Extrait du commentaire d'E. Parody :

Contrairement à ce que laisse entendre le titre de l’article de Liberation, je doute de la capacité à long terme des portails à s’approprier durablement le marché des médias d’information. MSN en France tient son succés essentiellement à son populaire Messenger, Yahoo a entrepris une stratégie orientée vers le grand public façon TF1 qui le conduit à investir sur le sport, les loisirs et les services pratiques tandis que les contenus d’information et d’actualité n’ont pratiquement pas évolués depuis plusieurs années. Difficile dans ce cas de servir les besoins d’un lectorat exigeant en matière de contenus ciblés.

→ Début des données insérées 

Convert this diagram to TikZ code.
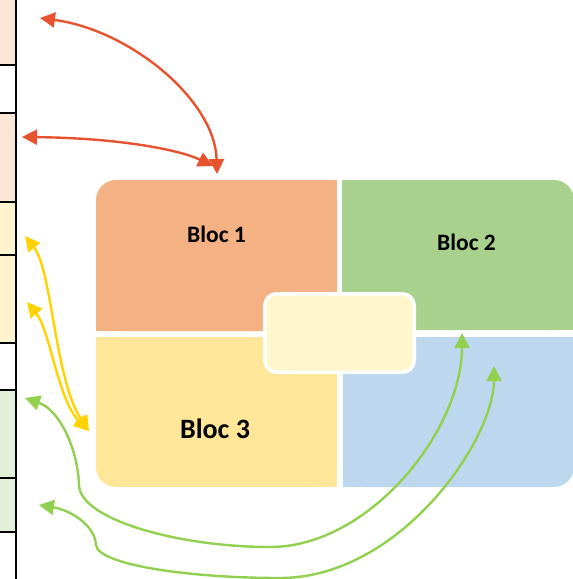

Mon commentaire : Ces informations et analyses intéressantes me paraissent confirmer une évolution différente des conclusions tirées par les experts qui, sous réserve d'une lecture de l'étude complète, sous-estiment la réalité du média Web. Celui-ci est construit sur une montée de la servicialisation, il s'agit d'un modèle différent et non une déclinaison du modèle antérieur des médias. Pour celui-ci l'avantage concurrentiel est la capacité de calcul, qui se manifeste aussi dans l'organisation du marché publicitaire (Adwords, Adsense). Rappelons-nous que, déjà aux temps héroïques du Minitel, celui-ci n'avait décollé que lorsque le journal Les dernières nouvelles d'Alsace avait ouvert un service de messagerie. Et la suite du développement du minitel préfigurait déjà les tendances explosives d'aujourd'hui. Voir, par exemple l'article de P. Pajon dans le numéro la revue Réseaux sur Dix ans de videotex.Cette analyse montre clairement que la question n'est pas la gratuité, mais la forme du média.